(WHAT TO WORK ON): Check each line of the listing below for the string "this", and copy the ones that have it.

==============================

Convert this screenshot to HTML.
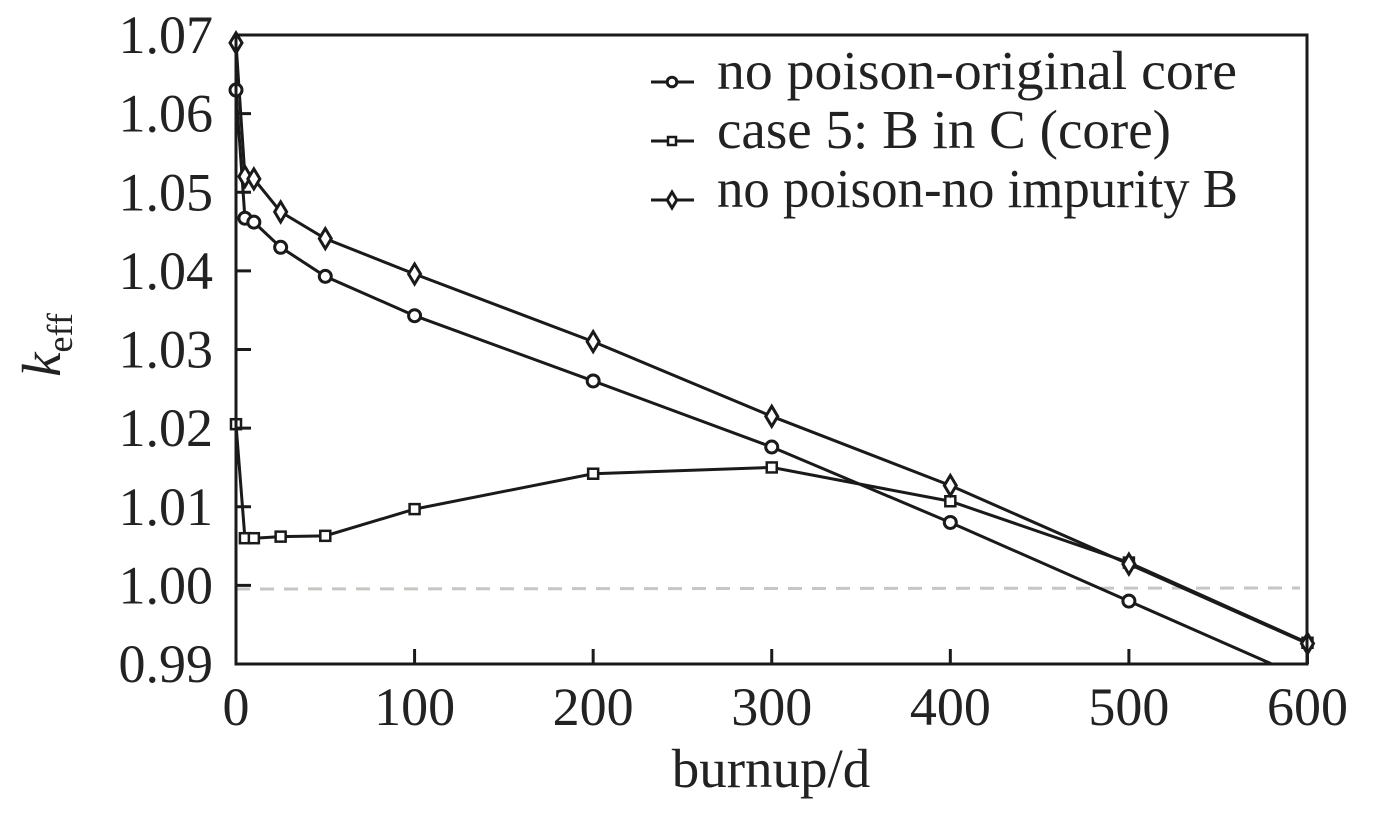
<!DOCTYPE html>
<html><head><meta charset="utf-8"><style>
html,body{margin:0;padding:0;background:#fff;}
svg{display:block;font-family:"Liberation Serif",serif;}
</style></head><body>
<svg id="s" width="1378" height="813" viewBox="0 0 1378 813" xmlns="http://www.w3.org/2000/svg">
<defs><clipPath id="c"><rect x="236" y="35" width="1071" height="629"/></clipPath></defs>
<rect width="1378" height="813" fill="#fff"/>
<line x1="236" y1="589" x2="1300" y2="588" stroke="#c8c6c0" stroke-width="3" stroke-dasharray="14,10"/>
<g id="series" clip-path="url(#c)" fill="none" stroke="#1a1a1a" stroke-width="3"></g>
<g id="marks" fill="none" stroke="#1a1a1a" stroke-width="3"></g>
<rect x="236" y="35" width="1071" height="629" fill="none" stroke="#1a1a1a" stroke-width="3"/>
<g id="ticks" stroke="#1a1a1a" stroke-width="3"></g>
<g font-size="54" fill="#222" text-anchor="end" id="ylab"></g>
<g font-size="54" fill="#222" text-anchor="middle" id="xlab"></g>
<text x="771" y="787" font-size="55" fill="#222" text-anchor="middle">burnup/d</text>
<text transform="translate(60,345) rotate(-90)" font-size="55" fill="#222" text-anchor="middle"><tspan font-style="italic">k</tspan><tspan font-size="36" dy="12">eff</tspan></text>
<g font-size="55" fill="#222" id="leg">
<text x="717" y="89" textLength="520" lengthAdjust="spacingAndGlyphs">no poison-original core</text>
<text x="717" y="148">case 5: B in C (core)</text>
<text x="717" y="207">no poison-no impurity B</text>
</g>
</svg>
<script>
var NS="http://www.w3.org/2000/svg";
function X(d){return 236+d*1.7858;}
function Y(v){return 664-(v-0.99)*7862.5;}
function el(t,a,p){var e=document.createElementNS(NS,t);for(var k in a)e.setAttribute(k,a[k]);document.getElementById(p).appendChild(e);return e;}
var xs=[0,5,10,25,50,100,200,300,400,500,600];
var circ=[1.063,1.0467,1.0462,1.043,1.0393,1.0343,1.026,1.0176,1.008,0.998,0.988];
var sq=[1.0205,1.006,1.006,1.0062,1.0063,1.0097,1.0142,1.015,1.0107,1.0029,0.9927];
var dia=[1.069,1.052,1.0517,1.0475,1.0441,1.0396,1.031,1.0215,1.0127,1.0027,0.9926];
function series(v,m){
 var pts=xs.map(function(d,i){return X(d)+","+Y(v[i]);}).join(" ");
 el("polyline",{points:pts},"series");
 xs.forEach(function(d,i){var x=X(d),y=Y(v[i]);if(y>668)return;marker(m,x,y,"marks",1);});
}
function marker(m,x,y,p,s){
 if(m=="c")el("circle",{cx:x,cy:y,r:6*s,fill:"#fff"},p);
 else if(m=="s")el("rect",{x:x-5*s,y:y-5*s,width:10*s,height:10*s,fill:"#fff","stroke-width":2.5},p);
 else el("polygon",{points:(x)+","+(y-10*s)+" "+(x+6*s)+","+y+" "+x+","+(y+10*s)+" "+(x-6*s)+","+y,fill:"#fff"},p);
}
series(circ,"c");series(sq,"s");series(dia,"d");
[[82,"c"],[141,"s"],[200,"d"]].forEach(function(a){
 el("line",{x1:651,y1:a[0],x2:694,y2:a[0]},"marks");marker(a[1],672,a[0],"marks",0.8);
});
for(var i=0;i<=8;i++){var v=0.99+i*0.01,y=Y(v);
 el("line",{x1:236,y1:y,x2:251,y2:y},"ticks");
 var t=el("text",{x:213,y:y+18},"ylab");t.textContent=v.toFixed(2);}
for(var d=0;d<=600;d+=100){var x=X(d);
 el("line",{x1:x,y1:664,x2:x,y2:649},"ticks");
 var t=el("text",{x:x,y:725},"xlab");t.textContent=d;}
var g=document.getElementById("leg").children;
g[1].setAttribute("textLength","454");g[1].setAttribute("lengthAdjust","spacingAndGlyphs");
g[2].setAttribute("textLength","521");g[2].setAttribute("lengthAdjust","spacingAndGlyphs");
</script>
</body></html>
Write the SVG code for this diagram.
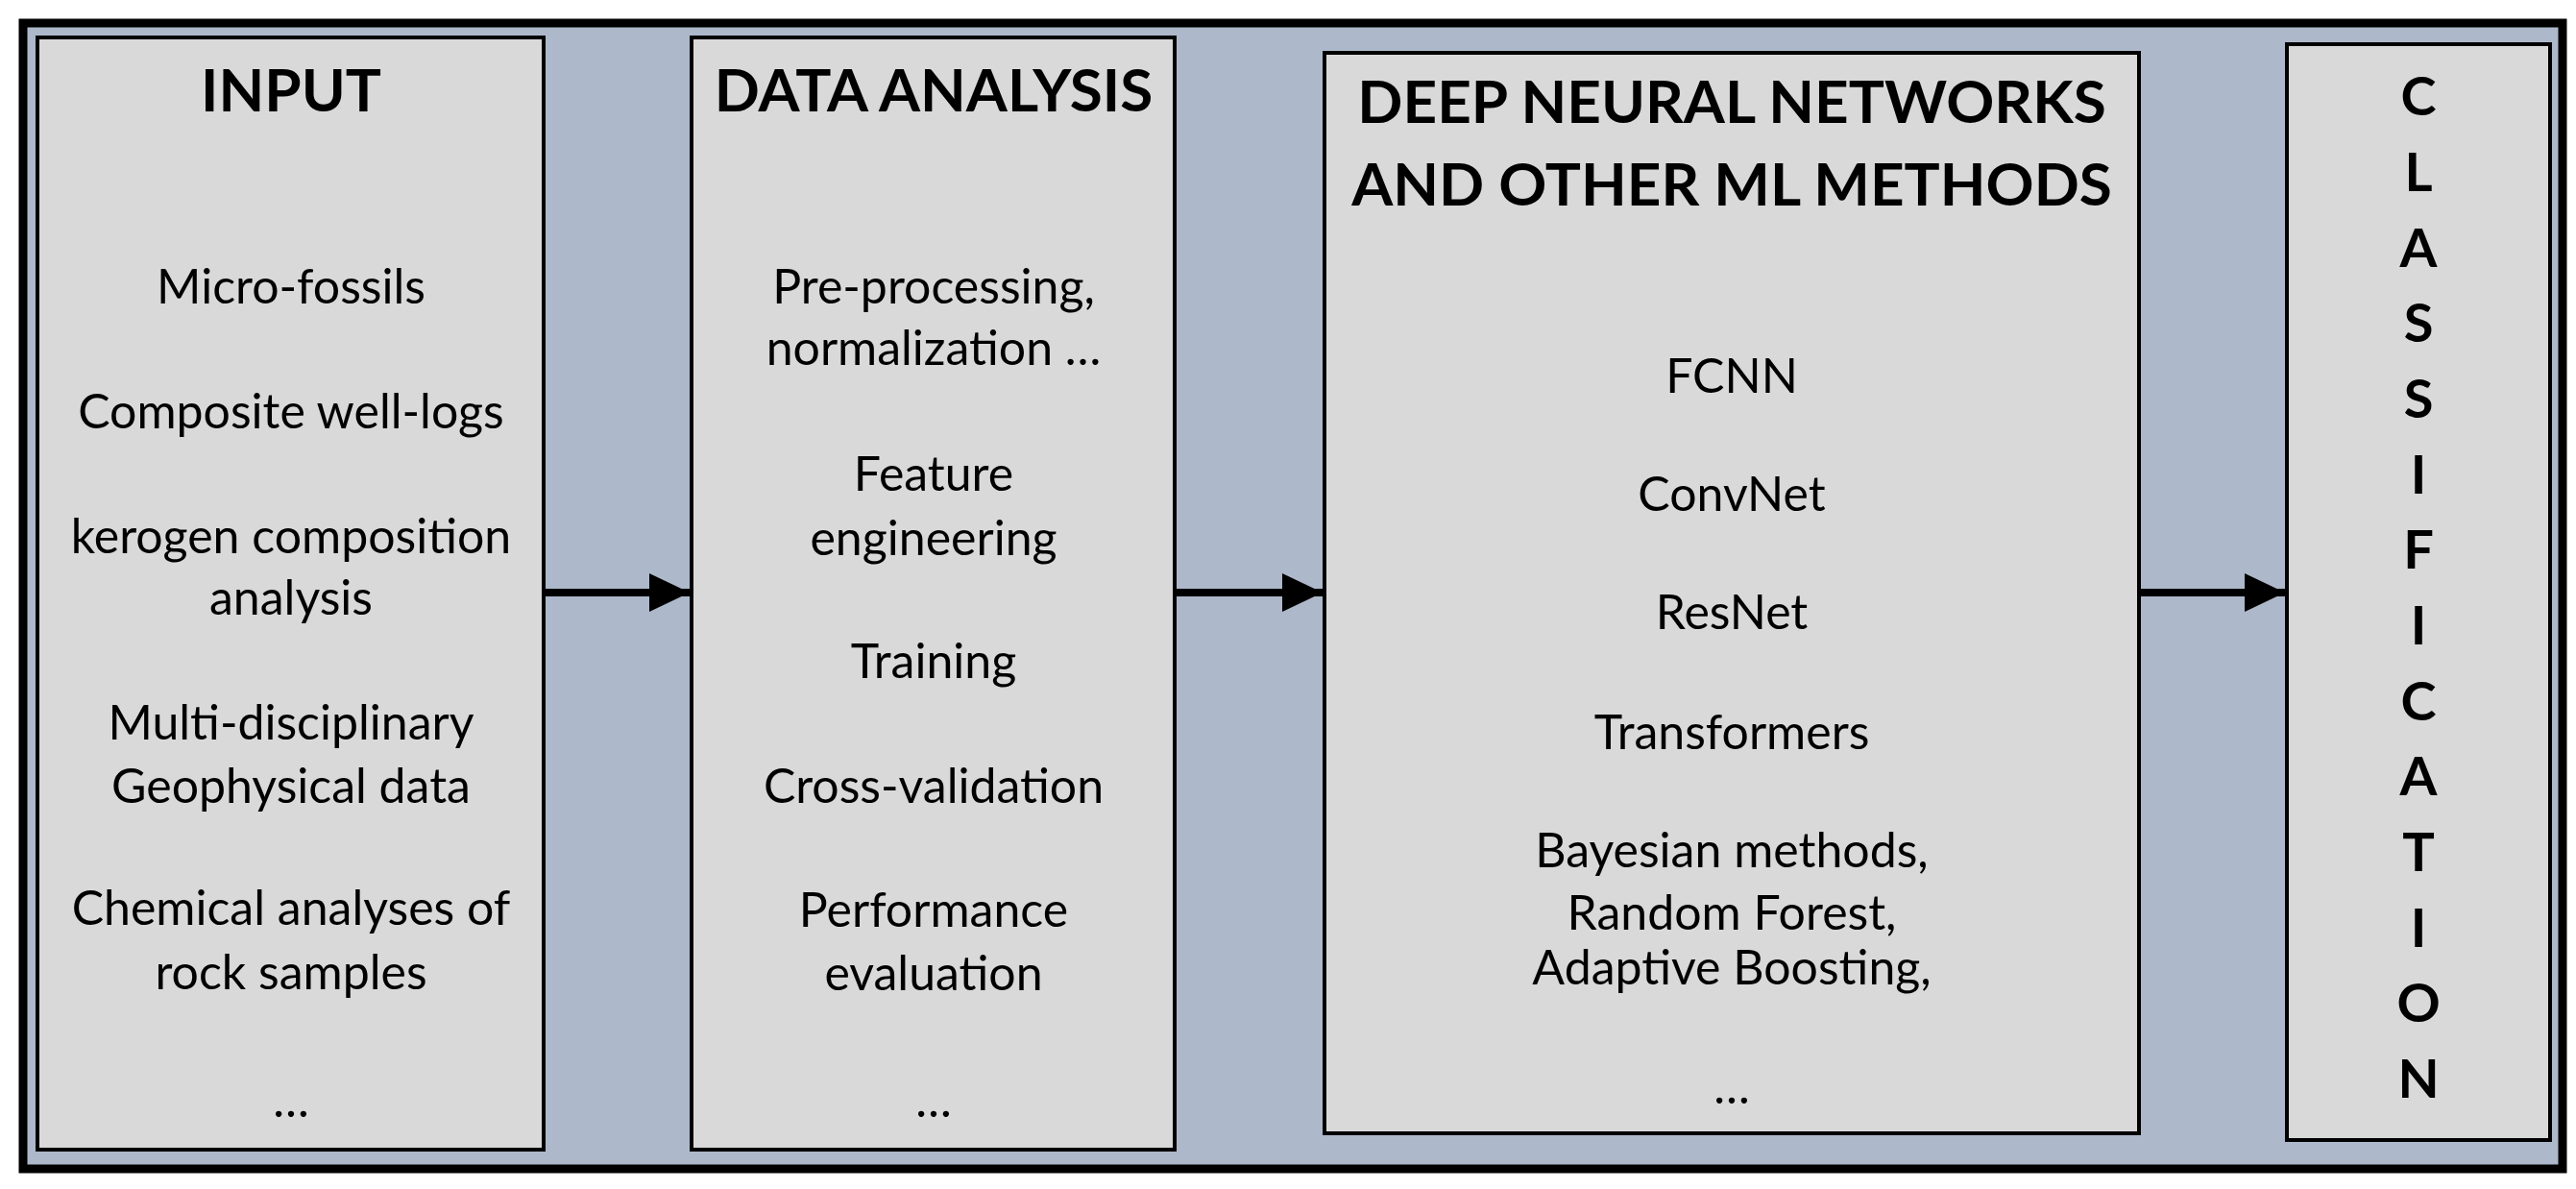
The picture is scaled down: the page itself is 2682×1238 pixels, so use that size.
<svg xmlns="http://www.w3.org/2000/svg" width="2682" height="1238" viewBox="0 0 2682 1238">
<style>
.box{fill:#d9d9d9;stroke:#000;stroke-width:4}
.t{font-family:Lato,"Liberation Sans",sans-serif;font-weight:bold;font-size:62px;text-anchor:middle;fill:#000}
.b{font-family:Lato,"Liberation Sans",sans-serif;font-size:50px;text-anchor:middle;fill:#000}
.c{font-family:Lato,"Liberation Sans",sans-serif;font-weight:bold;font-size:56px;text-anchor:middle;fill:#000}
.arr{stroke:#000;stroke-width:8;fill:none;marker-end:url(#ah)}
</style>
<defs><marker id="ah" markerUnits="userSpaceOnUse" markerWidth="44" markerHeight="44" refX="42" refY="22" orient="auto"><path d="M0,2 L42,22 L0,42 Z" fill="#000"/></marker></defs>
<rect width="2682" height="1238" fill="#fff"/>
<rect x="24" y="24" width="2644" height="1193" fill="#adb9ca" stroke="#000" stroke-width="9"/>
<g id="input">
<rect class="box" x="39" y="39" width="527" height="1158"/>
<text class="t" x="303" y="116">INPUT</text>
<text class="b" x="303" y="316">Micro-fossils</text>
<text class="b" x="303" y="446">Composite well-logs</text>
<text class="b" x="303" y="576">kerogen composition</text>
<text class="b" x="303" y="640">analysis</text>
<text class="b" x="303" y="770">Multi-disciplinary</text>
<text class="b" x="303" y="836">Geophysical data</text>
<text class="b" x="303" y="963">Chemical analyses of</text>
<text class="b" x="303" y="1030">rock samples</text>
<text class="b" x="303" y="1163">…</text>
</g>
<g id="data">
<rect class="box" x="720" y="39" width="503" height="1158"/>
<text class="t" x="972" y="116">DATA ANALYSIS</text>
<text class="b" x="972" y="316">Pre-processing,</text>
<text class="b" x="972" y="380">normalization …</text>
<text class="b" x="972" y="511">Feature</text>
<text class="b" x="972" y="578">engineering</text>
<text class="b" x="972" y="706">Training</text>
<text class="b" x="972" y="836">Cross-validation</text>
<text class="b" x="972" y="965">Performance</text>
<text class="b" x="972" y="1031">evaluation</text>
<text class="b" x="972" y="1163">…</text>
</g>
<g id="dnn">
<rect class="box" x="1379" y="55" width="848" height="1125"/>
<text class="t" x="1803" y="128">DEEP NEURAL NETWORKS</text>
<text class="t" x="1803" y="214">AND OTHER ML METHODS</text>
<text class="b" x="1803" y="409">FCNN</text>
<text class="b" x="1803" y="532">ConvNet</text>
<text class="b" x="1803" y="655">ResNet</text>
<text class="b" x="1803" y="780">Transformers</text>
<text class="b" x="1803" y="903">Bayesian methods,</text>
<text class="b" x="1803" y="968">Random Forest,</text>
<text class="b" x="1803" y="1025">Adaptive Boosting,</text>
<text class="b" x="1803" y="1149">…</text>
</g>
<g id="classification">
<rect class="box" x="2381" y="46" width="274" height="1141"/>
<text class="c" x="2518" y="120">C</text>
<text class="c" x="2518" y="199">L</text>
<text class="c" x="2518" y="278">A</text>
<text class="c" x="2518" y="356">S</text>
<text class="c" x="2518" y="435">S</text>
<text class="c" x="2518" y="514">I</text>
<text class="c" x="2518" y="592">F</text>
<text class="c" x="2518" y="671">I</text>
<text class="c" x="2518" y="750">C</text>
<text class="c" x="2518" y="828">A</text>
<text class="c" x="2518" y="907">T</text>
<text class="c" x="2518" y="986">I</text>
<text class="c" x="2518" y="1064">O</text>
<text class="c" x="2518" y="1143">N</text>
</g>
<g id="connectors">
<line class="arr" x1="568" y1="617" x2="718" y2="617"/>
<line class="arr" x1="1225" y1="617" x2="1377" y2="617"/>
<line class="arr" x1="2229" y1="617" x2="2379" y2="617"/>
</g>
</svg>
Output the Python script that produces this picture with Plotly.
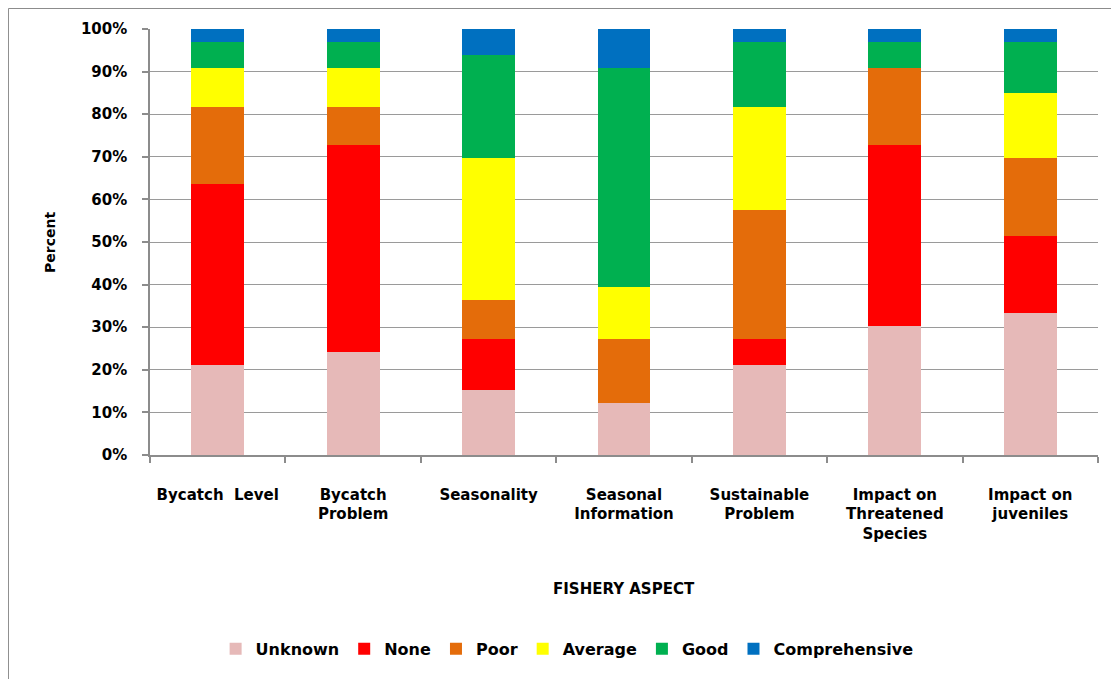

==============================

(WORKED ANSWER):
Convert this screenshot to HTML.
Write the SVG code for this diagram.
Output the Python script that produces this picture with Plotly.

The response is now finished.